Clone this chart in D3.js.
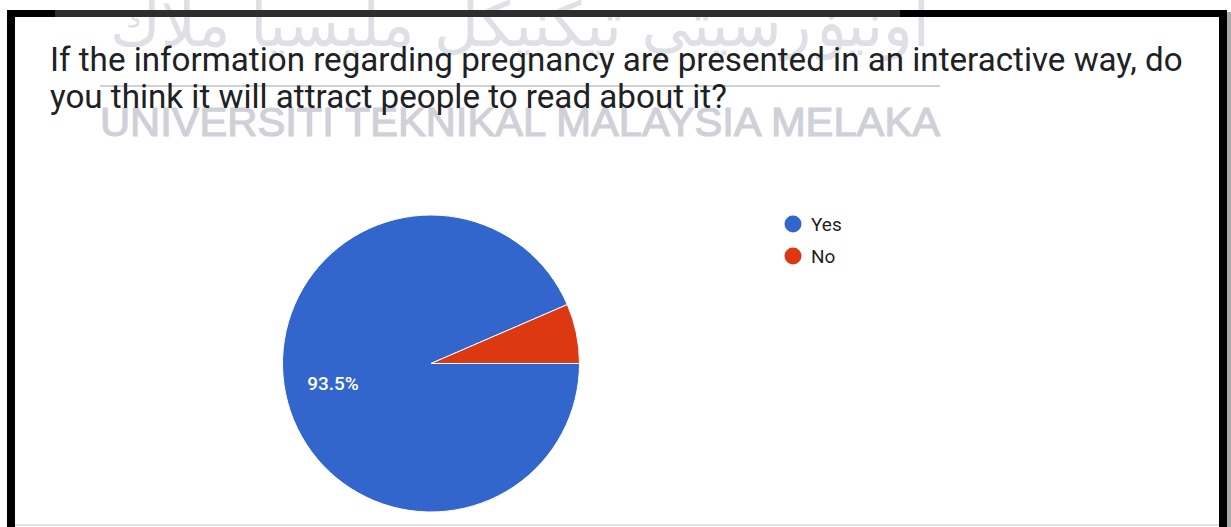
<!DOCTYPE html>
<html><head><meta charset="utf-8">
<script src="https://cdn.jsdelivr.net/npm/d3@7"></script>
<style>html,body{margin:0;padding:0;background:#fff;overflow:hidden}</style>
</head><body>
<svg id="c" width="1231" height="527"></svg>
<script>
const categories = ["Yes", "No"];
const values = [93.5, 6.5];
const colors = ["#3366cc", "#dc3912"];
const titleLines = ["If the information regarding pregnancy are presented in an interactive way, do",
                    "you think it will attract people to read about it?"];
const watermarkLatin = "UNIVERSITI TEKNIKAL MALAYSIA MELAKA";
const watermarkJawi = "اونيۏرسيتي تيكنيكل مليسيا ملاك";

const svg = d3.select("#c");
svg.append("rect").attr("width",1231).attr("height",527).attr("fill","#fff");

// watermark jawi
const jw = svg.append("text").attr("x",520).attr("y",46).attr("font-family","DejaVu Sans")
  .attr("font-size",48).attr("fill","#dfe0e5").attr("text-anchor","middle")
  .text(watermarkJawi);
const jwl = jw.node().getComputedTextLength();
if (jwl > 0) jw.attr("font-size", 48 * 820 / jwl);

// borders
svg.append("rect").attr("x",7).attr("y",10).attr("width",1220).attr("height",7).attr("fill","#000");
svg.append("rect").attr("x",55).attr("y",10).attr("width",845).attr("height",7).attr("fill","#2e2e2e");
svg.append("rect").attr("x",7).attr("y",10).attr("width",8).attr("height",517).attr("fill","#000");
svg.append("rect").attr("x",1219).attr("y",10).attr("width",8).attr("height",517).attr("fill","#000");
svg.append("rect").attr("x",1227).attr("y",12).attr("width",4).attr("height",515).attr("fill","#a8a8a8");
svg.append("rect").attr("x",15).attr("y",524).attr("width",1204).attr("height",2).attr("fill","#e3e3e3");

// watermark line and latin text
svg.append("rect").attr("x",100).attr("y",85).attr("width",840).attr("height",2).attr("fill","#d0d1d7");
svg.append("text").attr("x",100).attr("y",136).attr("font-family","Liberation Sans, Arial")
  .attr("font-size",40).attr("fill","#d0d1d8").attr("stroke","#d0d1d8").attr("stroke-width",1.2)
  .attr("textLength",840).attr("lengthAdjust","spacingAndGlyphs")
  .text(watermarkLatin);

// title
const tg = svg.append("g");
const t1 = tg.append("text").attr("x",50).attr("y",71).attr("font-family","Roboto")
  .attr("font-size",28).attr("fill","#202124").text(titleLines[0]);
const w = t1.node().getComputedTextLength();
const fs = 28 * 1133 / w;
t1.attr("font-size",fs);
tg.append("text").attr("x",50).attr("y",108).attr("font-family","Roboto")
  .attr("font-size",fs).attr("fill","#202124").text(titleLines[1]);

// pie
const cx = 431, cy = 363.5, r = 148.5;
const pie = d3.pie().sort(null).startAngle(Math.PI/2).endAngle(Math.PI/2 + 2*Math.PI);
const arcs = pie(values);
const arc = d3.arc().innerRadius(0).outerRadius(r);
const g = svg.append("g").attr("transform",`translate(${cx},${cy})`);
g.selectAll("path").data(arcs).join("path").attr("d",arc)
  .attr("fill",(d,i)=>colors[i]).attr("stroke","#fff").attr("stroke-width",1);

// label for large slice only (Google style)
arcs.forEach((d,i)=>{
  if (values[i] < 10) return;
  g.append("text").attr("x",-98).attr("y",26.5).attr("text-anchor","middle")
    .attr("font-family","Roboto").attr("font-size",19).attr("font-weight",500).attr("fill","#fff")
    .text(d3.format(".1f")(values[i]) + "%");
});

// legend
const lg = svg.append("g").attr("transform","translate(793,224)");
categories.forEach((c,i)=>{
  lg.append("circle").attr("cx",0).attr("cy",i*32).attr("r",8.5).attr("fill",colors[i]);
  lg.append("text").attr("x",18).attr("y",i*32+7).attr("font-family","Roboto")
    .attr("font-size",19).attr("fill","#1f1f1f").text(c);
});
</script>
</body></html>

...

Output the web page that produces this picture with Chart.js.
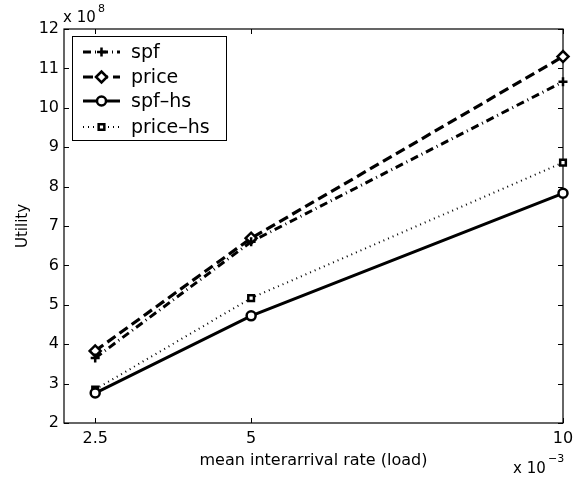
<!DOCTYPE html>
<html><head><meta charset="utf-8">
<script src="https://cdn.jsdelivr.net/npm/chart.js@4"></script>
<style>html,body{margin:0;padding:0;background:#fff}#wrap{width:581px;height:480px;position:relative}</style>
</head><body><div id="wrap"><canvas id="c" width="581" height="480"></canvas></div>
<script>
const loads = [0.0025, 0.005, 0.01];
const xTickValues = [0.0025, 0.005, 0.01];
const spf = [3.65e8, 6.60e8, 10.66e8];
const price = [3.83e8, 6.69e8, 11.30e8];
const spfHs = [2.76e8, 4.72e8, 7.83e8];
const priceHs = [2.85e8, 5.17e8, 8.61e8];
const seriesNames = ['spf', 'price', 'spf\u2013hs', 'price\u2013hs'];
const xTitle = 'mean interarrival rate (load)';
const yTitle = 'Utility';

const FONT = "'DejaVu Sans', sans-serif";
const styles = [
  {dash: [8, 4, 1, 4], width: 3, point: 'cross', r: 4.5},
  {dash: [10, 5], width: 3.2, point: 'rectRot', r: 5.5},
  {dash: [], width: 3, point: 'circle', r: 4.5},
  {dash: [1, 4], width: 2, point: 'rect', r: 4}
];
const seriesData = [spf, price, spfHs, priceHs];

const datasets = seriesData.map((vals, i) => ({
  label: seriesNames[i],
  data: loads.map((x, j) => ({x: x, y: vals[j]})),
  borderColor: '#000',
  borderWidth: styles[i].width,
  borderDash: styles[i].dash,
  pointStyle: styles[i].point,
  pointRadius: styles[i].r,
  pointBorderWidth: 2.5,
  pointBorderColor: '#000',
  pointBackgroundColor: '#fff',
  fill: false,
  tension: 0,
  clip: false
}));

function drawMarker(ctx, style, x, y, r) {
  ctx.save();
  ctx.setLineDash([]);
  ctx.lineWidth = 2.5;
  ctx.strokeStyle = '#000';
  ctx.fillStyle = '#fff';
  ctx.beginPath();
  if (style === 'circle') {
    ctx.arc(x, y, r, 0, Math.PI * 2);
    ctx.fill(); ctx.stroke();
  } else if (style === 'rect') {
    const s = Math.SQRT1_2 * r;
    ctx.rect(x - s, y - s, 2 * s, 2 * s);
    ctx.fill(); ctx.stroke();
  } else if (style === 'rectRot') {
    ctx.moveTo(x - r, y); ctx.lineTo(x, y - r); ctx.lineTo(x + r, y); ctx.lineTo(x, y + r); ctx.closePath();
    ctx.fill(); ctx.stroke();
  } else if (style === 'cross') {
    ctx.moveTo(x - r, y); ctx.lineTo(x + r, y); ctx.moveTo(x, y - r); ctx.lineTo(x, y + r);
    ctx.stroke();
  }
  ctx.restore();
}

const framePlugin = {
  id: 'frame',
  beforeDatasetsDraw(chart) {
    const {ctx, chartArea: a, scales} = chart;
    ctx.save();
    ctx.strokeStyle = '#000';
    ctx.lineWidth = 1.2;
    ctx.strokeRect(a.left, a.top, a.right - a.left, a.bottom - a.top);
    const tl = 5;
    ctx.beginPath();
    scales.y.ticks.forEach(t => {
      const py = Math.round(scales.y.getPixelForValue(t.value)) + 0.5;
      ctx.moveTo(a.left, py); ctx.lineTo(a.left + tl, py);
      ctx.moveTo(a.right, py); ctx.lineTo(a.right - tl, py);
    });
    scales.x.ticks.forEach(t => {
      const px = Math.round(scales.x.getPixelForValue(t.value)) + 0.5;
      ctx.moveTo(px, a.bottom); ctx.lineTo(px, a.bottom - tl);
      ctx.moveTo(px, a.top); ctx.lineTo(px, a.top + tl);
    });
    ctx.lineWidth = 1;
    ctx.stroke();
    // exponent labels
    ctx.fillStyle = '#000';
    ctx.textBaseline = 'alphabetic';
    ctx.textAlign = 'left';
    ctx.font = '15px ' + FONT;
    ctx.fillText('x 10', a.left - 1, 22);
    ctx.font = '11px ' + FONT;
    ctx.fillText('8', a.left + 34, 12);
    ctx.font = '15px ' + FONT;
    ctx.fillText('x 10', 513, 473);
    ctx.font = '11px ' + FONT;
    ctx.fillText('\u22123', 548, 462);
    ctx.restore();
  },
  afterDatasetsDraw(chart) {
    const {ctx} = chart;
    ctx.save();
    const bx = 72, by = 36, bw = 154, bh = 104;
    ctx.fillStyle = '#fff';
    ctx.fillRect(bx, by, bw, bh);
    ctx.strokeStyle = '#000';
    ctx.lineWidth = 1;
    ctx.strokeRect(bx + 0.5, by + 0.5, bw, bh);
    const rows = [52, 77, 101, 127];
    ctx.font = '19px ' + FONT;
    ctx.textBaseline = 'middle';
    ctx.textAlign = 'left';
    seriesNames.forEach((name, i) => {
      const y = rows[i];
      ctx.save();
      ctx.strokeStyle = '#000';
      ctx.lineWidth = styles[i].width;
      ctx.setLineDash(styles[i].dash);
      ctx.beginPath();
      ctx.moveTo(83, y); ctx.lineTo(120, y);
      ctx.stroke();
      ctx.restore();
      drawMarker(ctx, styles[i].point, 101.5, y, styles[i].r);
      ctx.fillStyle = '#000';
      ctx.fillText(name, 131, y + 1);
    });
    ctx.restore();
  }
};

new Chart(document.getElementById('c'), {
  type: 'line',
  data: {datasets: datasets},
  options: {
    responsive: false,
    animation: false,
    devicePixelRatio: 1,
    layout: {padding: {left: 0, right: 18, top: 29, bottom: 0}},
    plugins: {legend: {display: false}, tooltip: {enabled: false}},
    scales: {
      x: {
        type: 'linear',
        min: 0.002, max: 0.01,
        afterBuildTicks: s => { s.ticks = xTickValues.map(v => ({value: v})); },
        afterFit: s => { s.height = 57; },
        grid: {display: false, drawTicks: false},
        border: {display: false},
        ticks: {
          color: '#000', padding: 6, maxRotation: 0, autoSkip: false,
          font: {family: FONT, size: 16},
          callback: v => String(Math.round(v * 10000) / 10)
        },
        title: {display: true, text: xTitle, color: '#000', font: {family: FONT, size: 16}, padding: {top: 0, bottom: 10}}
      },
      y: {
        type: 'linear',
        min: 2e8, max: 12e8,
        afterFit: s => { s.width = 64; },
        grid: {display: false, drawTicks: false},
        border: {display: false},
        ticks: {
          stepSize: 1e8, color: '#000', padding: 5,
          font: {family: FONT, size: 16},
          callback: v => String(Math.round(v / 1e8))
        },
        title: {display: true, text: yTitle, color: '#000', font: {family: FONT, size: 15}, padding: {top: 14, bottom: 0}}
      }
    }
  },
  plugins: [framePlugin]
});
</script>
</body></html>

...

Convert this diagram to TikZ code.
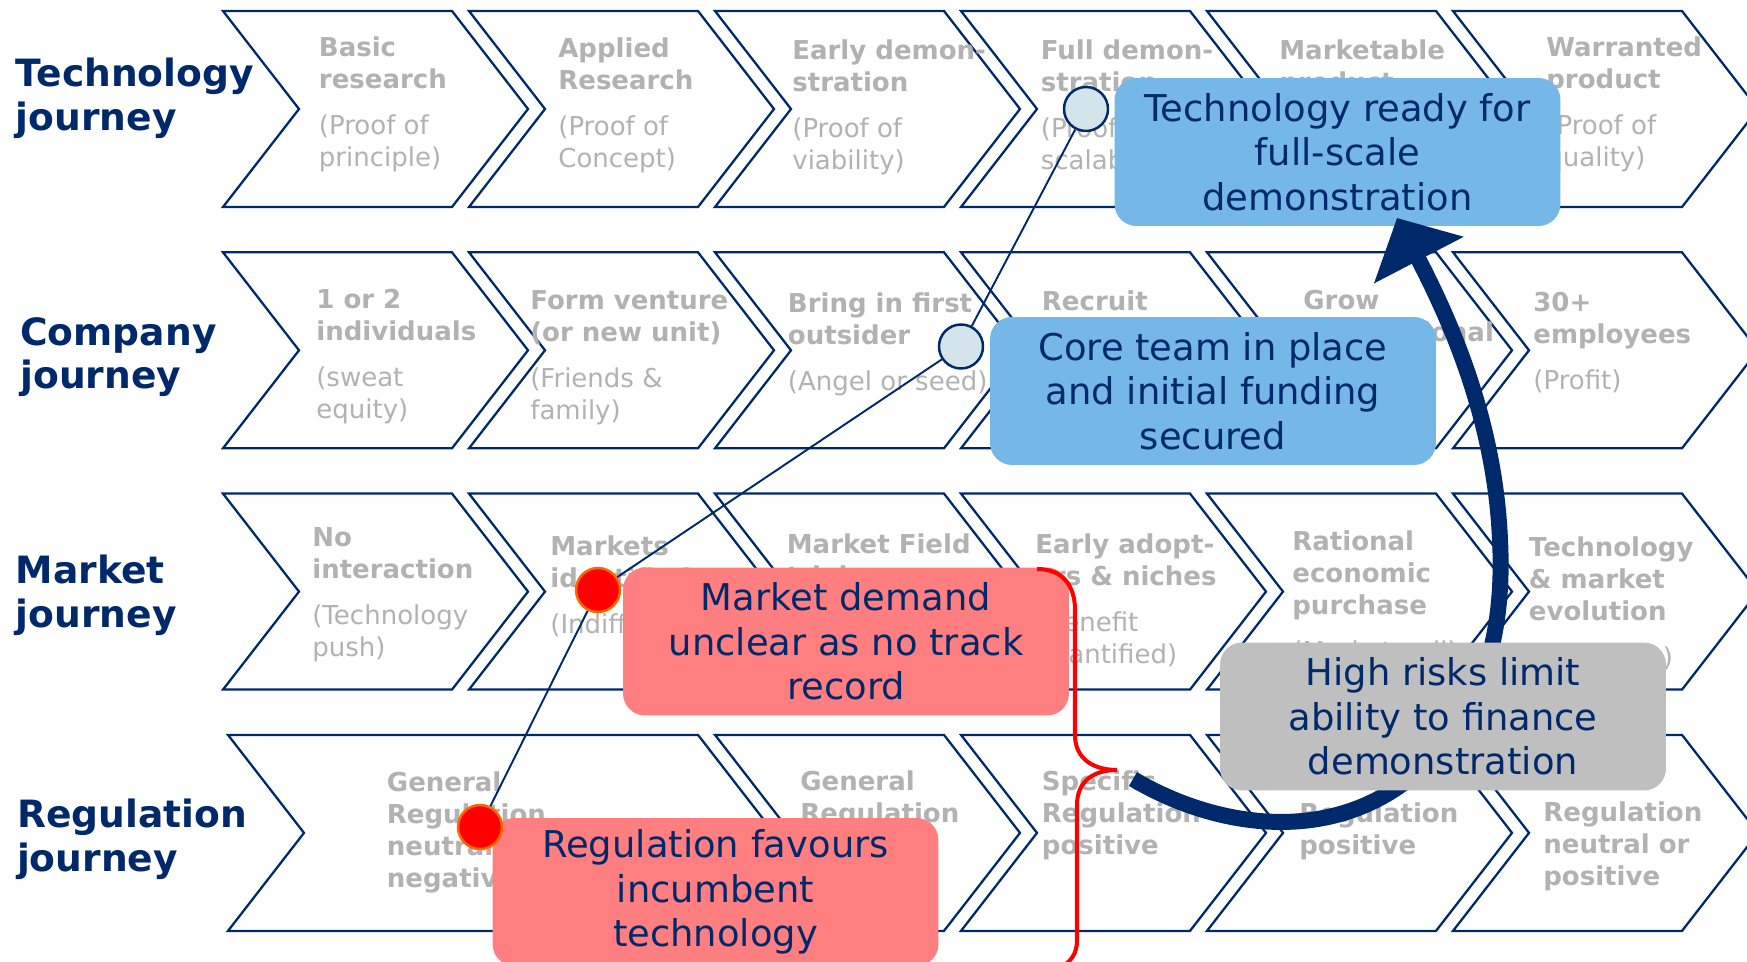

» Exercise:
Take the lines from the one holding "Output the web" to the one holding "const yTitle = 'Utility';", both lines included, and give them again exactly, with no pictures.

» Exercise output:
Output the web page that produces this picture with Chart.js.
<!DOCTYPE html>
<html><head><meta charset="utf-8">
<script src="https://cdn.jsdelivr.net/npm/chart.js@4"></script>
<style>html,body{margin:0;padding:0;background:#fff}#wrap{width:581px;height:480px;position:relative}</style>
</head><body><div id="wrap"><canvas id="c" width="581" height="480"></canvas></div>
<script>
const loads = [0.0025, 0.005, 0.01];
const xTickValues = [0.0025, 0.005, 0.01];
const spf = [3.65e8, 6.60e8, 10.66e8];
const price = [3.83e8, 6.69e8, 11.30e8];
const spfHs = [2.76e8, 4.72e8, 7.83e8];
const priceHs = [2.85e8, 5.17e8, 8.61e8];
const seriesNames = ['spf', 'price', 'spf\u2013hs', 'price\u2013hs'];
const xTitle = 'mean interarrival rate (load)';
const yTitle = 'Utility';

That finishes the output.